Field dependence of Hall resistance $R_H$ at different temperatures for (a) $\mathrm{Cu}(10\mathrm{nm})/\mathrm{YIG}$ and $\mathrm{Pt}(15\mathrm{nm})/\mathrm{Si}$ and (b) $\mathrm{Pt}(10\mathrm{nm})/\mathrm{YIG}$ (single crystal YIG). The inset shows the carrier concentration as a function of the temperature for $\mathrm{Pt}(10\mathrm{nm})/\mathrm{YIG}$, $\mathrm{Pt}(15\mathrm{nm})/\mathrm{Si}$, and $\mathrm{Cu}(10\mathrm{nm})/\mathrm{YIG}$. (c) The anomalous Hall coefficient $R_{\mathrm{AHE}}$ as a function of the temperature for $\mathrm{Pt}(10\mathrm{nm})/\mathrm{YIG}$. Lines are guides to the eyes.
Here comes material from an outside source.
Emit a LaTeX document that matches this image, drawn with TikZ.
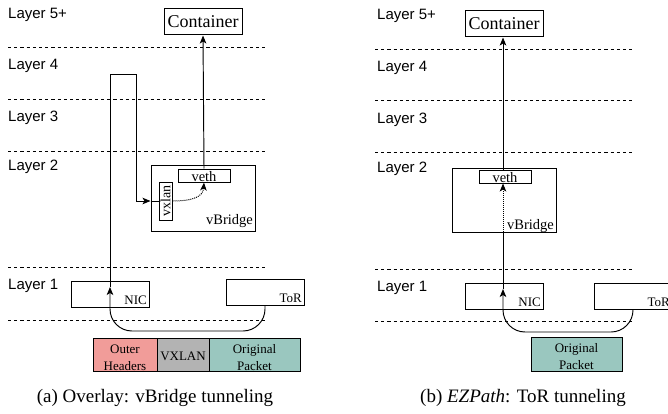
\documentclass[tikz,border=0pt]{standalone}
\usepackage{fontspec}
\setmainfont{Liberation Serif}
\setsansfont{Liberation Sans}
\usetikzlibrary{arrows.meta}

\definecolor{outerred}{HTML}{F19C99}
\definecolor{vxgray}{HTML}{B3B3B3}
\definecolor{origteal}{HTML}{9AC7BF}

\tikzset{
  layerlabel/.style={anchor=west, inner sep=0, font=\sffamily\fontsize{15}{18}\selectfont},
  layerline/.style={line width=1pt, dash pattern=on 3.2pt off 3pt},
  boxnode/.style={draw, line width=1pt, inner sep=0, minimum width=#1},
  boxtext/.style={inner sep=0, font=\fontsize{#1}{#1}\selectfont},
  flow/.style={line width=0.95pt},
  tip/.style={-{Stealth[length=8pt,width=6.5pt,inset=2pt]}},
  dotflow/.style={line width=1pt, dash pattern=on 1pt off 1pt},
  pktbox/.style={draw, line width=1pt},
  pkttext/.style={align=center, inner sep=0, font=\fontsize{13}{17}\selectfont},
  caption/.style={inner sep=0, font=\fontsize{19}{22}\selectfont}
}

\begin{document}
\begin{tikzpicture}[x=1pt,y=-1pt]
\useasboundingbox (0,0) rectangle (668,414);

% ---------------- (a) overlay ----------------
\node[layerlabel] (la5) at (8,15) {Layer 5+};
\node[layerlabel] (la4) at (8,66) {Layer 4};
\node[layerlabel] (la3) at (8,118) {Layer 3};
\node[layerlabel] (la2) at (8,167) {Layer 2};
\node[layerlabel] (la1) at (8,286) {Layer 1};
\foreach \yy in {48,100,152,267,320}
  \draw[layerline] (8,\yy) -- (267,\yy);

\node[boxnode=78pt, minimum height=26pt, font=\fontsize{18}{18}\selectfont] (acont) at (203,22) {Container};
\node[boxnode=104pt, minimum height=66pt] (abr) at (203,198) {};
\node[boxtext=14.5, anchor=base east] (abrt) at (253,224) {vBridge};
\node[boxnode=52pt, minimum height=13pt] (aveth) at (204,175.5) {};
\node[boxtext=14.5, anchor=base] (avetht) at (204,181) {veth};
\node[boxnode=38pt, minimum height=13pt, rotate=90, font=\fontsize{14}{14}\selectfont] (avx) at (165.5,201) {vxlan};

\node[boxnode=78pt, minimum height=26pt] (anic) at (110,294) {};
\node[boxtext=13, anchor=base east] (anict) at (147,304) {NIC};
\node[boxnode=78pt, minimum height=26pt] (ator) at (265,292.5) {};
\node[boxtext=13, anchor=base east] (atort) at (302,302) {ToR};

\coordinate (anictip) at (110,287);
\coordinate (abrin) at (abr.west |- avx.south);
% ToR -> NIC below the hosts
\draw[flow, tip, rounded corners=22pt] (ator.south) -- (265,331) -- (110,331) -- (anictip);
% NIC up and over into the vxlan device
\draw[flow, tip] (anictip) -- (110,74) -- (136,74) -- (136,201) -- (abrin);
\draw[flow] (abrin) -- (avx.north);
% vxlan -> veth
\draw[dotflow, tip] (avx.south) .. controls (192,201) and (203,197) .. (aveth.south);
% veth -> container
\draw[flow, tip] (aveth.north) -- (acont.south);

% packet format
\draw[pktbox, fill=outerred] (93,338) rectangle (157,371);
\draw[pktbox, fill=vxgray] (157,338) rectangle (209,371);
\draw[pktbox, fill=origteal] (209,338) rectangle (300,371);
\node[pkttext] (aph) at (125,358) {Outer\\Headers};
\node[pkttext] (apv) at (183,356) {VXLAN};
\node[pkttext] (apo) at (254.5,358) {Original\\Packet};

\node[caption] (capa) at (155,398) {(a) Overlay: vBridge tunneling};

% ---------------- (b) EZPath ----------------
\node[layerlabel] (lb5) at (377,16) {Layer 5+};
\node[layerlabel] (lb4) at (377,68) {Layer 4};
\node[layerlabel] (lb3) at (377,120) {Layer 3};
\node[layerlabel] (lb2) at (377,169) {Layer 2};
\node[layerlabel] (lb1) at (377,288) {Layer 1};
\foreach \yy in {50,101,153,269,321}
  \draw[layerline] (375,\yy) -- (635,\yy);

\node[boxnode=78pt, minimum height=26pt, font=\fontsize{18}{18}\selectfont] (bcont) at (504,24) {Container};
\node[boxnode=104pt, minimum height=64pt] (bbr) at (504,200) {};
\node[boxtext=14.5, anchor=base east] (bbrt) at (554,229) {vBridge};
\node[boxnode=52pt, minimum height=13pt] (bveth) at (505,176.5) {};
\node[boxtext=14.5, anchor=base] (bvetht) at (505,182) {veth};

\node[boxnode=78pt, minimum height=26pt] (bnic) at (504,296) {};
\node[boxtext=13, anchor=base east] (bnict) at (541,306) {NIC};
\node[boxnode=78pt, minimum height=26pt] (btor) at (633,296) {};
\node[boxtext=13, anchor=base east] (btort) at (670,306) {ToR};

\coordinate (bnictip) at (503,289);
\coordinate (bbrin) at (503,232);
% ToR -> NIC below the hosts
\draw[flow, tip, rounded corners=22pt] (btor.south) -- (633,332) -- (503,332) -- (bnictip);
% NIC straight up to the bridge, then on to veth
\draw[flow] (bnictip) -- (bbrin);
\draw[dotflow, tip] (bbrin) -- (bveth.south -| bbrin);
\draw[flow, tip] (bveth.north -| bbrin) -- (bcont.south -| bbrin);

% packet format
\draw[pktbox, fill=origteal] (531,337) rectangle (622,371);
\node[pkttext] (bpo) at (576.5,357) {Original\\Packet};

\node[caption] (capb) at (523,398) {(b) \textit{EZPath}: ToR tunneling};
\end{tikzpicture}
\end{document}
The inset shows anomalous Hall coefficient $R_{\mathrm{AHE}}$ as a function of magnetic field.

Figure 4

(a) Field-dependent thermal voltage $(V_{12}{)}_{\mathrm{th}}$ for $\mathrm{Pt}(10\mathrm{nm})/\mathrm{YIG}$ at a different angle $\theta$. (b) MR results (right scale, ${\rho }_{\parallel }$ and ${\rho }_T$) of $\mathrm{Pt}(10\mathrm{nm})/\mathrm{YIG}$ and thermal voltages [left scale, $(V_{36}{)}_{\mathrm{th}}$ and $(V_{12}{)}_{\mathrm{th}}$] of $\mathrm{Pt}(10\mathrm{nm})/\mathrm{YIG}$, $\mathrm{Pt}(15\mathrm{nm})/\mathrm{Si}$, and $\mathrm{Cu}(10\mathrm{nm})/\mathrm{YIG}$. (c) Linear dependence of thermal voltages $(V_{12}{)}_{\mathrm{th}}$ and $(V_{36}{)}_{\mathrm{th}}$ on heating power. The inset shows angular dependence of thermal voltage $(V_{12}{)}_{\mathrm{th}}$ following $\sin \theta$. (d) Thermal voltage from multiple strips [Fig. 1c] as a function of Pt and Py thicknesses. Lines are guides to the eyes.